The checklist creates accountability, but it also gives the board confidence that the CFO is in control of the IPO preparation process. It also gives the board the information it needs to lend as much help and support as possible. The right mix of information is important, as you don’t want to inundate the board with every granular detail of your IPO plan, just the high level tracks with the most meaningful activities called out. If it looks as if the company is falling behind on a specific track or milestone, don’t wait until the board meeting to surface that information: “Have those off-cycle discussions with your board members so there’s no surprises when it comes time for the next board meeting.”

One area upon which David recommends building early alignment is around key business metrics that will be used to describe the business.  He recommends creating what he refers to as a “metric map.” A metric map takes all of the business metrics that the CEO and CFO consider in evaluating the business from day to day and identifies which sub-sets are to be shared with the board, externally to shareholders, and at what frequency, and ultimately what will be guided to. Creating a metric map is an important exercise for preparing for public company life. “It gets you into the mindset of identifying and sharing the metrics that matter most to your various stakeholders.”

Phase 3: The Final Sprint

The last 6-12 months of IPO preparation are a gauntlet of tasks, from establishing the banker syndicate to investor outreach, fine-tuning the narrative, and selecting a structure to completing all of the filing requirements. The CFO is ultimately coordinating all of this and is responsible for communicating key updates to the board. Having previously established expectations, called out key decision points and provided visibility to progress, the CFO should have created an environment where the multitude of decisions to be made in this window can be done efficiently and with strong consensus.

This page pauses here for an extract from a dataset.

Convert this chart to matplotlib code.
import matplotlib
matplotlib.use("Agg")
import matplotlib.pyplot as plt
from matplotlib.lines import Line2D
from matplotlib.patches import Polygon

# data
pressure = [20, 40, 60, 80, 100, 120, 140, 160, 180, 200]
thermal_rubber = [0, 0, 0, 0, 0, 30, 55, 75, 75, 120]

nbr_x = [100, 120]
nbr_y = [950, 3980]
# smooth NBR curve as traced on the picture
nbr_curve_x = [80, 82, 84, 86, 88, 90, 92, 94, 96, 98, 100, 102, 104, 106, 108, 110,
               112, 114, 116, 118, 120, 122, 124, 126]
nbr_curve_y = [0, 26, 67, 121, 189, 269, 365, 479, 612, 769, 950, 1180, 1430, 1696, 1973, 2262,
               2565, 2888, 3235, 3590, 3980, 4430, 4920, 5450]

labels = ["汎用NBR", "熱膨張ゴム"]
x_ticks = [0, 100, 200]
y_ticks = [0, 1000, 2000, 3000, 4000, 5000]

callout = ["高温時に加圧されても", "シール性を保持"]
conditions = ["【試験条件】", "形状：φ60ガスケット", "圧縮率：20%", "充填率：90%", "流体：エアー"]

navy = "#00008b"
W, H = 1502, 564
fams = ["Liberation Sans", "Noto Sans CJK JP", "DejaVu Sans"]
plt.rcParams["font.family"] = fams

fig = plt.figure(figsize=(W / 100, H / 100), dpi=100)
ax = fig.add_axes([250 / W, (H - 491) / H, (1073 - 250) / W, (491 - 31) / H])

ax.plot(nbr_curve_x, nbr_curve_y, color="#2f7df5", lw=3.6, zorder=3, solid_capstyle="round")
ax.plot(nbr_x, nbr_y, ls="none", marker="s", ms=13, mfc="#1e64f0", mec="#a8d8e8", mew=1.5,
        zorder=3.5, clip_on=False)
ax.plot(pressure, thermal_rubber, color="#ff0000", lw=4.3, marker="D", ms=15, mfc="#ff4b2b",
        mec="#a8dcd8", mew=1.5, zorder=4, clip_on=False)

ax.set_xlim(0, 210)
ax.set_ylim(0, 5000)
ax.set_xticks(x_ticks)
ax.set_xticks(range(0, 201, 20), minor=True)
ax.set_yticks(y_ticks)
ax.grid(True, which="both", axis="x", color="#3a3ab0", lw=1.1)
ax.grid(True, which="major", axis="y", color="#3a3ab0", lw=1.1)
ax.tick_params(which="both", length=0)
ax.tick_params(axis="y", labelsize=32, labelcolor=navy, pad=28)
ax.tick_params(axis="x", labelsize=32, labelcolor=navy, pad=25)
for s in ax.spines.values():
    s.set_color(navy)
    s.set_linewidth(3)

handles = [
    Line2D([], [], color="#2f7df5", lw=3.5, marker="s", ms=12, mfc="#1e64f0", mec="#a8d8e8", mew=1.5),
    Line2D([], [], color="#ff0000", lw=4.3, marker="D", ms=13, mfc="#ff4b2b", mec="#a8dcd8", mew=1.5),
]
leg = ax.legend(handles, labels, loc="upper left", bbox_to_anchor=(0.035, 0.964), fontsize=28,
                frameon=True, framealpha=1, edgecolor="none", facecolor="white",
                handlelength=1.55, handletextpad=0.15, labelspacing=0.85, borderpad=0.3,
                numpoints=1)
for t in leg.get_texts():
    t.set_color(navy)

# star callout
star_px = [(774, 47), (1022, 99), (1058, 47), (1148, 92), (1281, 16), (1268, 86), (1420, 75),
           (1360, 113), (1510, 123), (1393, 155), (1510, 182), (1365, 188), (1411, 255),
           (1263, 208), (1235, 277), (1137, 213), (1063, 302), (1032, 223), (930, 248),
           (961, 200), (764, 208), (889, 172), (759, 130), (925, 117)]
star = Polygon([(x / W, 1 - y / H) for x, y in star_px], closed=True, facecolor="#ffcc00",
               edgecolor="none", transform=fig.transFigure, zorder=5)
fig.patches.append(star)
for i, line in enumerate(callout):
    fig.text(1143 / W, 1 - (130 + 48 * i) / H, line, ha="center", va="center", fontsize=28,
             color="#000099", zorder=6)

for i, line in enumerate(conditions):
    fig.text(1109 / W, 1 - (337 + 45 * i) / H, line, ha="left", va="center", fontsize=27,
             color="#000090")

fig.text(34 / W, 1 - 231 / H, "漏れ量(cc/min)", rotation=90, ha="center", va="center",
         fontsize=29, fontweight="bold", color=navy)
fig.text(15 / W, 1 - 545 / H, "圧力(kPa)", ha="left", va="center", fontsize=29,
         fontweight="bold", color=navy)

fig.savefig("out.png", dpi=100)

At the same time, the CFO needs to facilitate and prepare for major changes within the board itself. “You’re starting to form your three committees, which means you may be replacing existing board members and adding new independent board members. While all of that’s happening, it’s important to think about how you’re going to maintain a collaborative and effective board dynamic.” 

It’s important to spend the time on-ramping new board members to get them familiar with the business strategy and IPO framework, said David. “Look for opportunities  for the board to get to know each other, and get to know members of the management team.” 

CFOs should start to prepare for board meeting cadence and structure that will change after the company goes public.

“The conversation with your board is no longer just about growth. Now you have independent directors and committees focused on the compliance and governance aspects of being a public company. You’ll want to give the broader board visibility into all of that through committee readouts but also leave enough time to focus on high-level strategy,” says David. 

The best approach is to start structuring your board and committee calendars to mirror what life will be like in the public markets:

“Look at the overall calendar of committee and core board meetings that need to happen throughout the year and who needs to be involved. You will likely need to start bringing other leaders from the organization or external partners to some of those meetings. All of that is going to change the dynamic of your board communication, and it’s important to establish a structure and cadence that works for everyone.”

If it sounds like a lot of work, that’s because it is. “It’s one of the core reasons why boards tend to get nervous when a CEO or CFO has never been through the IPO process before.”

To give the board confidence, David strongly recommends coming into the pre-IPO planning process with a well-organized communication plan that breaks out the phases, checkpoints, and tasks that need to be managed.